* Q4 loss 1.76 bln shekels vs 205 mln profit in Q4 2017
* Posts 1.68 bln shekel write-down on TV unit impairment
* Says in talks with regulator to deploy fibre optics network
* Sees 2019 net profit at 900 million to 1 billion shekels (Adds details, analyst comment)
JERUSALEM, March 27 (Reuters) - Bezeq Israel Telecom on Thursday reported a large fourth-quarter net loss, hurt by a write-down at its TV business, and said it would cancel its dividend policy and look at raising 2 billion shekels from investors.
Israel’s largest telecoms group also said it was in talks with the communications ministry on deploying advanced services like fibre optics and 5G mobile networks. Bezeq has long been at odds with the regulator over a request to merge its three units into one company.
Such a move, it believes, would allow it to save money and offer an array of packages but the regulator has been of the view that Bezeq would use its market dominance to stifle competition.
“We are ready to invest huge sums of money for this purpose, and hope that the state will succeed in creating a clear, positive and equal regulatory framework,” said Chairman Shlomo Rodav.
“Bezeq is the only company in Israel that is willing and capable of deploying fibre optics nationwide and provide everyone with ultra-fast internet.”
Its main rivals, Cellcom and Partner Communications , are also in the process of deploying fibre networks but will likely not cover the whole country.
Bezeq lost 1.76 billion shekels ($485 million) in the final three months of 2018, compared with a 205 million profit a year earlier.

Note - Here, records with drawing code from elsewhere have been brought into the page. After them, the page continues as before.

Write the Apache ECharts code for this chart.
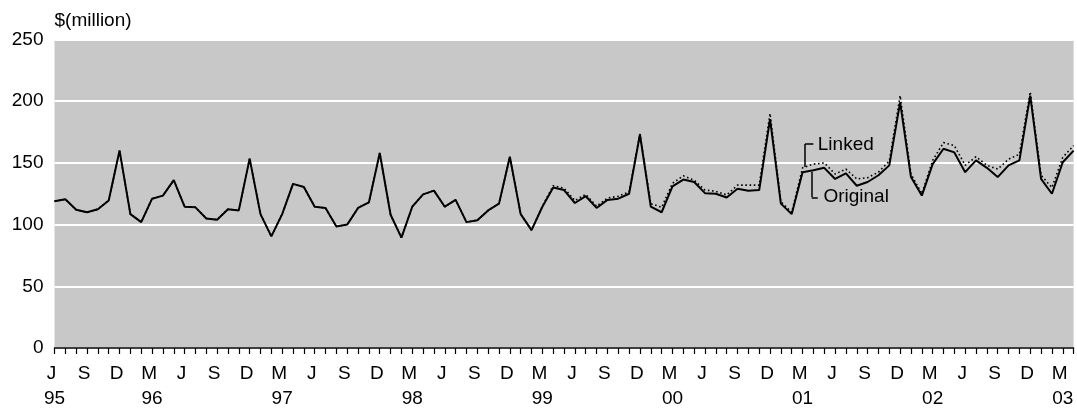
<!DOCTYPE html>
<html>
<head>
<meta charset="utf-8">
<script src="https://cdn.jsdelivr.net/npm/echarts@6/dist/echarts.min.js"></script>
<style>
html,body{margin:0;padding:0;background:#fff;}
#chart{width:1077px;height:414px;}
</style>
</head>
<body>
<div id="chart"></div>
<script>
// Monthly series, June 1995 .. April 2003
const startYear = 1995, startMonth = 6; // June
const monthLetters = ['J','F','M','A','M','J','J','A','S','O','N','D'];
const yTicks = [0, 50, 100, 150, 200, 250];

const original = [
  119,120.5,112,110,112.5,119.5,160,108.5,102,121,123.5,136,
  114.5,114,105,104,112.5,111.5,153.5,108.5,90.5,108.5,133,130.5,
  114.5,113.5,98.5,100,113.5,118,158,108,89.5,114.5,124.5,127.5,
  114.5,120,102,103.5,111.5,117,155,108.5,95.5,114.5,130,128,
  117.5,123,113.5,120,121,125,173,114.5,110,131,136.5,134.5,
  125.5,125,122,129,127.5,128,185.5,117,108.5,142.5,144,146,
  137,141.5,131.5,134.5,140,148,199,138.5,123.5,149,161.5,158.5,
  142.5,152,146,138.5,148,152,204.5,137,125,150.5,160
];
const linked = [
  119,120.5,112,110,112.5,119.5,160,108.5,102,121,123.5,136,
  114.5,114,105,104,112.5,111.5,153.5,108.5,90.5,108.5,133,130.5,
  114.5,113.5,98.5,100,113.5,118,158,108,89.5,114.5,124.5,127.5,
  114.5,120,102,103.5,111.5,117,155,108.5,95.5,115,131.5,129.5,
  119.5,124.5,115,121.5,123,126.5,173.5,117,114,133.5,139.5,136,
  128,127,124,132,132,132,190,118.5,110,146,149,150,
  141,145,137,138,142.5,151.5,204.5,141,125,152,166.5,164,
  148,155,148,145,153,157,207.5,140,130,154.5,164
];

const n = original.length;
function monthOf(i){ return (startMonth - 1 + i) % 12; }
function yearOf(i){ return startYear + Math.floor((startMonth - 1 + i) / 12); }

const chart = echarts.init(document.getElementById('chart'));
const font = 'Liberation Sans, Arial, sans-serif';

chart.setOption({
  animation: false,
  grid: {
    left: 54.5, right: 3.4, top: 39.5, bottom: 66,
    show: true, backgroundColor: '#c8c8c8', borderWidth: 0
  },
  xAxis: {
    type: 'value', min: 0, max: n - 1, interval: 1,
    axisLine: { show: true, lineStyle: { color: '#000', width: 1.5 } },
    axisTick: { show: true, length: 6, lineStyle: { color: '#000', width: 1.2 } },
    splitLine: { show: false },
    axisLabel: {
      show: true, hideOverlap: false, showMinLabel: true, showMaxLabel: true,
      margin: 13, color: '#000', fontFamily: font, fontSize: 19,
      formatter: function (v) {
        const i = Math.round(v);
        if (i % 3 !== 0) return '';
        const m = monthOf(i);
        const yr = (m === 2 || i === 0) ? String(yearOf(i) % 100).padStart(2, '0') : '';
        return '{m|' + monthLetters[m] + '}\n{y|' + (yr || ' ') + '}';
      },
      rich: {
        m: { fontFamily: font, fontSize: 19, color: '#000', lineHeight: 25, padding: [0, 6, 0, 0] },
        y: { fontFamily: font, fontSize: 19, color: '#000', lineHeight: 25 }
      }
    }
  },
  yAxis: {
    type: 'value', min: yTicks[0], max: yTicks[yTicks.length - 1], interval: 50,
    name: '$(million)', nameLocation: 'end', nameGap: 9,
    nameTextStyle: { align: 'left', color: '#000', fontFamily: font, fontSize: 19, padding: [0, 0, 0, 0] },
    axisLine: { show: false }, axisTick: { show: false },
    axisLabel: { margin: 11, color: '#000', fontFamily: font, fontSize: 19 },
    splitLine: { show: true, lineStyle: { color: '#ffffff', width: 2 } }
  },
  series: [
    {
      name: 'Original', type: 'line', symbol: 'none', z: 3,
      data: original.map((v, i) => [i, v]),
      lineStyle: { color: '#000', width: 2 },
      markLine: {
        silent: true, symbol: 'none', label: { show: false },
        lineStyle: { color: '#000', width: 1.5, type: 'solid' },
        data: [
          [{ coord: [69.23, 146.7] }, { coord: [69.23, 165.3] }],
          [{ coord: [69.23, 165.3] }, { coord: [70.0, 165.3] }],
          [{ coord: [69.85, 142.9] }, { coord: [69.85, 122.1] }],
          [{ coord: [69.85, 122.1] }, { coord: [70.4, 122.1] }]
        ]
      },
      markPoint: {
        silent: true, symbol: 'rect', symbolSize: 0.1,
        itemStyle: { color: 'rgba(0,0,0,0)' },
        label: { show: true, position: 'right', distance: 0, color: '#000', fontFamily: font, fontSize: 19, formatter: '{b}' },
        data: [
          { name: 'Linked', coord: [70.4, 164.5] },
          { name: 'Original', coord: [70.92, 122.6] }
        ]
      }
    },
    {
      name: 'Linked', type: 'line', symbol: 'none', z: 4,
      data: linked.map((v, i) => [i, v]),
      lineStyle: { color: '#000', width: 1.6, type: [1.6, 2.6] }
    }
  ]
});
</script>
</body>
</html>
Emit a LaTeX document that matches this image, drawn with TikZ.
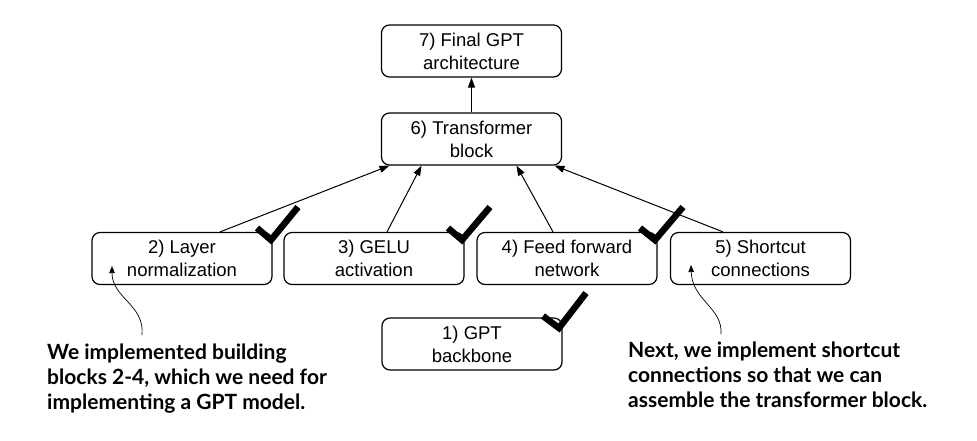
\documentclass[tikz,border=0pt]{standalone}
\usepackage{fontspec}
\setmainfont{Liberation Sans}
\newfontfamily\boxfont{Liberation Sans}
\newfontfamily\notefont[BoldFont={Lato Bold}]{Lato}
\usetikzlibrary{arrows.meta}
\begin{document}
\begin{tikzpicture}[x=1pt,y=-1pt,
  box/.style={draw, line width=1.2pt, rounded corners=8pt, minimum width=180pt, minimum height=52pt, align=center, inner sep=0pt, font=\boxfont\fontsize{18.5}{23}\selectfont},
  arr/.style={line width=1pt, -{Triangle[length=10pt,width=7pt]}},
  ann/.style={line width=0.7pt, -{Triangle[length=7pt,width=5.5pt]}},
  tick/.style={line width=6.5pt, line join=miter, line cap=butt},
  note/.style={align=left, anchor=north west, inner sep=0pt, font=\notefont\bfseries\fontsize{21}{25}\selectfont}]
\useasboundingbox (0,0) rectangle (977,440);
\node[box] (b7) at (471.5,51) {7) Final GPT\\architecture};
\node[box] (b6) at (471.5,139) {6) Transformer\\block};
\node[box] (b2) at (182,258.5) {2) Layer\\normalization};
\node[box] (b3) at (374,258.5) {3) GELU\\activation};
\node[box] (b4) at (567,258.5) {4) Feed forward\\network};
\node[box] (b5) at (760.5,258.5) {5) Shortcut\\connections};
\node[box] (b1) at (472,344) {1) GPT\\backbone};
\draw[arr] (b6.north) -- (b7.south);
\draw[arr] ([xshift=38pt]b2.north) -- ([xshift=-82pt]b6.south);
\draw[arr] ([xshift=13pt]b3.north) -- ([xshift=-50pt]b6.south);
\draw[arr] ([xshift=-14pt]b4.north) -- ([xshift=45pt]b6.south);
\draw[arr] ([xshift=-37.5pt]b5.north) -- ([xshift=83pt]b6.south);
% check marks
\draw[tick] (257,228) -- (271,240) -- (298,207);
\draw[tick] (448,228) -- (462,240) -- (490,207);
\draw[tick] (640,228) -- (655,240) -- (683,207);
\draw[tick] (543,316) -- (559,328) -- (586,293);
% notes
\node[note] (n1) at (47,344) {We implemented building\\blocks 2-4, which we need for\\implementing a GPT model.};
\node[note] (n2) at (628,342) {Next, we implement shortcut\\connections so that we can\\assemble the transformer block.};
\coordinate (t1) at (112,266);
\coordinate (t2) at (691,265);
\coordinate (s1) at (142,335);
\coordinate (s2) at (721,334);
\draw[ann] (s1) .. controls (145,305) and (112,298) .. (t1);
\draw[ann] (s2) .. controls (723,308) and (692,300) .. (t2);
\end{tikzpicture}
\end{document}
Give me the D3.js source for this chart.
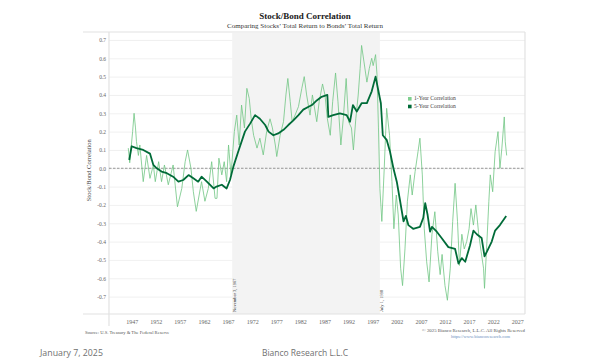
<!DOCTYPE html>
<html>
<head>
<meta charset="utf-8">
<script src="https://cdn.jsdelivr.net/npm/d3@7"></script>
<style>
  body { margin: 0; background: #fff; }
  svg text { font-family: "Liberation Serif", "DejaVu Serif", serif; }
  .footer { font-family: "Open Sans", "Noto Sans", sans-serif !important; fill: #707070; }
</style>
</head>
<body>
<svg class="chart" width="600" height="363"></svg>
<script>
// 5-year rolling correlation (decimal years)
const years5 = [1946.5, 1947, 1948, 1949.4, 1950.8, 1951.5, 1952.2, 1953.2, 1954.3, 1955.6, 1956.7, 1957.7,
  1958.8, 1959.8, 1960.8, 1961.5, 1962.6, 1964, 1964.6, 1965.7, 1966.7, 1967.4, 1968.1, 1969.1, 1970.5,
  1971.6, 1972.6, 1973.6, 1974.7, 1975.4, 1976.4, 1977.4, 1978.5, 1979.5, 1980.5, 1981.6, 1982.6, 1983.7,
  1984.4, 1985.4, 1986.4, 1987.6, 1987.8, 1988.8, 1990.2, 1991.6, 1992.3, 1992.9, 1993.7, 1994.7, 1995.8,
  1996.8, 1997.6, 1998.2, 1998.7, 1999.1, 1999.9, 2000.6, 2001.3, 2002, 2002.7, 2003.4, 2003.9, 2004.4,
  2005.4, 2006.8, 2007.5, 2007.9, 2008.4, 2008.9, 2009.3, 2010.3, 2011.3, 2012.7, 2014.1, 2014.8, 2015.5,
  2016.2, 2017.2, 2017.9, 2018.6, 2019.6, 2020.2, 2020.7, 2021.7, 2022.4, 2023.4, 2024.7];
const corr5 = [0.045, 0.12, 0.11, 0.10, 0.08, 0.018, 0.0, -0.018, -0.027, -0.046, -0.073, -0.064,
  -0.037, -0.055, -0.073, -0.046, -0.073, -0.11, -0.10, -0.09, -0.11, -0.064, 0.009, 0.09, 0.2,
  0.245, 0.29, 0.27, 0.236, 0.2, 0.18, 0.19, 0.21, 0.236, 0.26, 0.29, 0.32, 0.336,
  0.345, 0.37, 0.39, 0.40, 0.28, 0.29, 0.30, 0.29, 0.254, 0.345, 0.31, 0.355, 0.355,
  0.42, 0.50, 0.42, 0.355, 0.18, 0.155, 0.09, 0.0, -0.073, -0.18, -0.29, -0.26, -0.31,
  -0.33, -0.32, -0.27, -0.19, -0.255, -0.346, -0.32, -0.346, -0.38, -0.43, -0.44, -0.52, -0.49,
  -0.51, -0.42, -0.34, -0.36, -0.38, -0.48, -0.455, -0.40, -0.34, -0.31, -0.26];

// 1-year rolling correlation (decimal years)
const years1 = [1946.3, 1946.6, 1947.2, 1947.5, 1947.8, 1948, 1948.4, 1948.7, 1949.4, 1950.1, 1950.8, 1951.5,
  1951.9, 1952.6, 1953.2, 1953.8, 1954.6, 1955.6, 1956.5, 1957.4, 1958.1, 1958.6, 1959.3, 1959.8, 1960.4,
  1961, 1961.5, 1962.2, 1962.9, 1963.6, 1964.3, 1964.7, 1965.1, 1965.7, 1966.2, 1966.7, 1967.1, 1967.6,
  1968.3, 1968.8, 1969.3, 1969.8, 1970.4, 1970.9, 1971.4, 1971.8, 1972.3, 1973, 1973.6, 1974.3, 1975,
  1975.7, 1976.2, 1976.8, 1977.1, 1977.8, 1978.5, 1979, 1979.4, 1979.9, 1980.3, 1980.9, 1981.6, 1982.3,
  1982.8, 1983.3, 1984, 1984.5, 1985.4, 1985.9, 1986.6, 1987.1, 1987.6, 1988.2, 1988.7, 1989.3, 1989.8,
  1990.4, 1990.9, 1991.5, 1992, 1992.6, 1993, 1993.5, 1994, 1994.4, 1994.7, 1995.2, 1995.8, 1996.3,
  1996.8, 1997.1, 1997.6, 1997.9, 1998.2, 1998.5, 1998.9, 1999.4, 1999.9, 2000.5, 2001, 2001.4, 2001.9,
  2002.3, 2002.8, 2003.2, 2003.7, 2004.2, 2004.8, 2005.2, 2005.8, 2006.4, 2006.8, 2007.3, 2007.7, 2008.2,
  2008.7, 2009.3, 2009.9, 2010.5, 2011, 2011.4, 2012, 2012.5, 2013.1, 2013.6, 2014.1, 2014.6, 2015,
  2015.5, 2016, 2016.5, 2017, 2017.4, 2017.9, 2018.4, 2019, 2019.5, 2020, 2020.2, 2020.7, 2021.1, 2021.4,
  2021.9, 2022.4, 2023, 2023.4, 2023.8, 2024.3, 2024.5, 2024.8];
const corr1 = [0.11, 0.03, 0.2, 0.30, 0.22, 0.145, 0.07, 0.127, -0.073, 0.07, -0.055, 0.018,
  -0.073, 0.036, -0.073, 0.018, -0.09, 0.018, -0.21, -0.11, 0.036, 0.1, 0.0, -0.128, -0.235,
  -0.146, -0.073, -0.18, -0.11, 0.036, -0.164, -0.164, 0.055, -0.036, 0.036, -0.073, 0.127, -0.036,
  0.2, 0.29, 0.127, 0.345, 0.22, 0.436, 0.38, 0.27, 0.18, 0.11, 0.164, 0.073, 0.2,
  0.27, 0.22, 0.127, 0.064, 0.18, 0.254, 0.40, 0.49, 0.363, 0.254, 0.29, 0.336, 0.436,
  0.50, 0.40, 0.29, 0.40, 0.254, 0.363, 0.46, 0.40, 0.27, 0.18, 0.363, 0.52, 0.363,
  0.127, 0.27, 0.49, 0.254, 0.22, 0.1, 0.27, 0.40, 0.545, 0.67, 0.58, 0.47, 0.545,
  0.60, 0.56, 0.62, 0.51, 0.22, -0.11, -0.29, 0.0, 0.327, 0.18, -0.073, -0.33, -0.146,
  -0.255, -0.545, -0.64, -0.44, -0.18, -0.036, -0.146, -0.018, 0.09, 0.164, -0.036, -0.33, -0.51,
  -0.62, -0.36, -0.237, -0.455, -0.58, -0.47, -0.64, -0.72, -0.545, -0.29, -0.082, -0.29, -0.53,
  -0.36, -0.44, -0.40, -0.33, -0.22, -0.31, -0.20, -0.36, -0.455, -0.545, -0.655, -0.40, -0.18, -0.036,
  -0.128, 0.09, 0.2, 0.0, 0.11, 0.28, 0.145, 0.07];

const xTickYears = [1947, 1952, 1957, 1962, 1967, 1972, 1977, 1982, 1987, 1992, 1997, 2002, 2007, 2012, 2017, 2022, 2027];
const yTicks = [-0.7, -0.6, -0.5, -0.4, -0.3, -0.2, -0.1, 0.0, 0.1, 0.2, 0.3, 0.4, 0.5, 0.6, 0.7];
const shadeRange = [1967.85, 1998.5];
const shadeLabels = ['November 3, 1967', 'July 1, 1998'];
const seriesNames = ['1-Year Correlation', '5-Year Correlation'];

const LIGHT = '#72c684', DARK = '#006b38';
const LEFT = 109, RIGHT = 525, TOP = 33, BOTTOM = 314, FRAMELEFT = 83;

const svg = d3.select('.chart');

// scales
const x = d3.scaleLinear().domain([1942.3, 2028.6]).range([LEFT, RIGHT]);
const y = d3.scaleLinear().domain([-0.795, 0.738]).range([BOTTOM, TOP]);

// title
svg.append('text')
  .attr('x', 305).attr('y', 19)
  .attr('text-anchor', 'middle')
  .style('font-size', '9px').style('font-weight', 'bold').style('fill', '#1a1a1a')
  .text('Stock/Bond Correlation');
svg.append('text')
  .attr('x', 305).attr('y', 28)
  .attr('text-anchor', 'middle')
  .style('font-size', '7px').style('fill', '#333')
  .text('Comparing Stocks\u2019 Total Return to Bonds\u2019 Total Return');

// grid + y labels
const yAxis = svg.append('g')
  .attr('transform', `translate(${LEFT},0)`)
  .call(d3.axisLeft(y).tickValues(yTicks).tickSize(-(RIGHT - LEFT)).tickPadding(3)
    .tickFormat(d => d.toFixed(1)));
yAxis.select('.domain').remove();
yAxis.selectAll('.tick line').attr('stroke', '#ececec').attr('stroke-width', 0.8);
yAxis.selectAll('.tick text')
  .style('font-size', '5.5px').style('fill', '#666')
  .style('font-family', '"Liberation Serif", serif');

// shaded period
svg.append('rect')
  .attr('x', x(shadeRange[0])).attr('y', TOP)
  .attr('width', x(shadeRange[1]) - x(shadeRange[0]))
  .attr('height', BOTTOM - TOP)
  .attr('fill', '#f3f3f3');

// frame lines
const frame = [
  [FRAMELEFT, TOP - 1, RIGHT, TOP - 1],
  [FRAMELEFT, BOTTOM, RIGHT, BOTTOM],
  [LEFT, TOP - 1, LEFT, 326],
  [RIGHT, TOP - 1, RIGHT, BOTTOM]
];
svg.selectAll('line.frame')
  .data(frame)
  .enter()
  .append('line')
  .attr('class', 'frame')
  .attr('x1', d => d[0]).attr('y1', d => d[1])
  .attr('x2', d => d[2]).attr('y2', d => d[3])
  .attr('stroke', '#e2e2e2').attr('stroke-width', 1.2);

// zero line
svg.append('line')
  .attr('x1', LEFT).attr('x2', RIGHT)
  .attr('y1', y(0)).attr('y2', y(0))
  .attr('stroke', '#555').attr('stroke-width', 0.6)
  .attr('stroke-dasharray', '2.5,1.5');

// x axis labels
const xAxis = svg.append('g')
  .attr('transform', `translate(0,${BOTTOM + 3})`)
  .call(d3.axisBottom(x).tickValues(xTickYears).tickSize(0).tickFormat(d3.format('d')));
xAxis.select('.domain').remove();
xAxis.selectAll('.tick text')
  .style('font-size', '6px').style('fill', '#666')
  .style('font-family', '"Liberation Serif", serif');

// shade date labels
svg.selectAll('text.shade-label')
  .data(shadeRange)
  .enter()
  .append('text')
  .attr('class', 'shade-label')
  .attr('transform', d => `translate(${x(d) + 3.5},${BOTTOM - 2}) rotate(-90)`)
  .style('font-size', '4.5px').style('fill', '#333')
  .text((d, i) => shadeLabels[i]);

// y axis title
svg.append('text')
  .attr('transform', `translate(91,${y(0) + 2}) rotate(-90)`)
  .attr('text-anchor', 'middle')
  .style('font-size', '6.5px').style('fill', '#444')
  .text('Stock/Bond Correlation');

// series
const line = d3.line().x(d => x(d[0])).y(d => y(d[1]));
svg.append('path')
  .datum(years1.map((t, i) => [t, corr1[i]]))
  .attr('d', line)
  .attr('fill', 'none')
  .attr('stroke', LIGHT).attr('stroke-width', 0.9).attr('stroke-opacity', 0.9);
svg.append('path')
  .datum(years5.map((t, i) => [t, corr5[i]]))
  .attr('d', line)
  .attr('fill', 'none')
  .attr('stroke', DARK).attr('stroke-width', 1.8)
  .attr('stroke-linejoin', 'round');

// legend
const legend = svg.selectAll('g.legend')
  .data(seriesNames)
  .enter()
  .append('g')
  .attr('class', 'legend')
  .attr('transform', (d, i) => `translate(408,${97 + i * 7.7})`);
legend.append('rect')
  .attr('width', 3.6).attr('height', 3.6)
  .attr('fill', (d, i) => i === 0 ? '#7fcf8f' : DARK);
legend.append('text')
  .attr('x', 6).attr('y', 3.4)
  .style('font-size', '5.6px').style('fill', '#444')
  .text(d => d);

// footnotes
svg.append('text')
  .attr('x', 85).attr('y', 334)
  .style('font-size', '4.6px').style('fill', '#555')
  .text('Source: U.S. Treasury & The Federal Reserve');
svg.append('text')
  .attr('x', 525).attr('y', 332)
  .attr('text-anchor', 'end')
  .style('font-size', '4.8px').style('fill', '#555')
  .text('\u00a9 2025 Bianco Research, L.L.C. All Rights Reserved');
svg.append('text')
  .attr('x', 510).attr('y', 338)
  .attr('text-anchor', 'end')
  .style('font-size', '4.5px').style('fill', '#6b8fc0')
  .text('https://www.biancoresearch.com');

svg.append('text')
  .attr('class', 'footer')
  .attr('x', 40).attr('y', 356)
  .style('font-size', '8.8px')
  .text('January 7, 2025');
svg.append('text')
  .attr('class', 'footer')
  .attr('x', 305).attr('y', 356)
  .attr('text-anchor', 'middle')
  .style('font-size', '8.5px')
  .text('Bianco Research L.L.C');
</script>
</body>
</html>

Revenue slipped 5.4 percent to 2.33 billion shekels.
Bezeq, whose businesses were already facing fierce competition from rivals, said the loss stemmed from a write-down of 1.68 billion shekels -- 1.64 billion of it coming from an impairment of assets at TV unit YES.
The write-down comes after Israel’s markets regulator said the company’s subsidiaries were separate cash generating units and not a single entity, as Bezeq had sought.
PATH TO RECOVERY
Bezeq’s bottom line was also hurt by a provision for the early retirement of staff.
Its shares were down 4 percent in morning Tel Aviv trading, close to a 21-year low hit last week after Bezeq had warned of the write-down.
“The path to recovery for Bezeq’s shares seems longer than ever and we believe investors will want management to demonstrate that it can execute on its restructuring story before becoming more constructive,” said Barclays analyst Tavy Rosner.
Bezeq forecast net profit in 2019 of 900 million to 1 billion shekels, with earnings before interest, taxes, depreciation and amortisation (EBITDA) of 3.9 billion.
After cutting its bi-annual dividend to 70 percent of net profit from 100 percent in 2018, Bezeq said it was cancelling its dividend policy.
“The decision was made ... due to the impossibility of distributing a dividend as a result of the expected failure to meet the ‘profit test’ in the next two years,” it said, adding this would not prevent dividend payouts from time to time.
Bezeq also said it was considering issuing new debt and raising up to 2 billion shekels in a rights offering to maintain the financial strength of the company.